The wooden walkway only covers a distance of 200m or so and gives way fairly quickly to a soft, pulpous terrain that is heavily moisture-laden. We learnt fairly early on to watch where we were stepping as the slightest misstep could leave you floundering to free your feet from the clutches of the unyielding mud. The tree roots that criss-crossed the path proved a boon however as their presence would not only ensure a certain firmness to the immediate terrain, but would also act as both handholds and steps of sorts which helped significantly on sections that had steep inclines.
The epiphytic moss proved to be ubiquitous (as was expected) and seemed to coat the trees almost like a softer second skin. I always seem to find cloud forests to be somewhat intriguing as the combination of the soft, pleasant textures and the low temperatures are unlike the tropical forests that one would expect to find at lower altitudes. They are also much more pleasant to trek as the usual stifling heat and humidity is absent. I also noticed an abundance of pitcher plants (Nepenthes spp.) along the trail as we made our way on the saddle between the two mountains.

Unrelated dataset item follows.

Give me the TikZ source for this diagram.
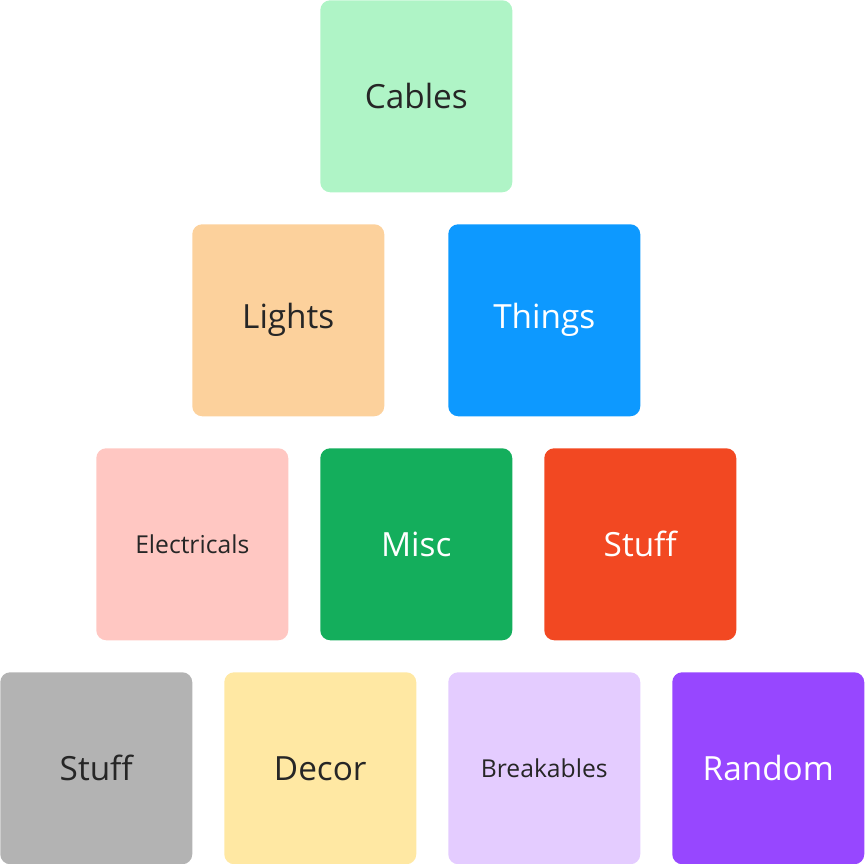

I had heard stories of the devious so-called 'Makhluk Halus' (paranormal beings) of Mount Irau that went out of their way to confuse and mislead trekkers from the right path which struck me as ridiculous as those who get lost often do so out of incompetence or sheer negligence. Nevertheless, I still entertained the absurd notion of encountering one of these beings, basically a figment of someone's overactive imagination, as I made my way up the mountain.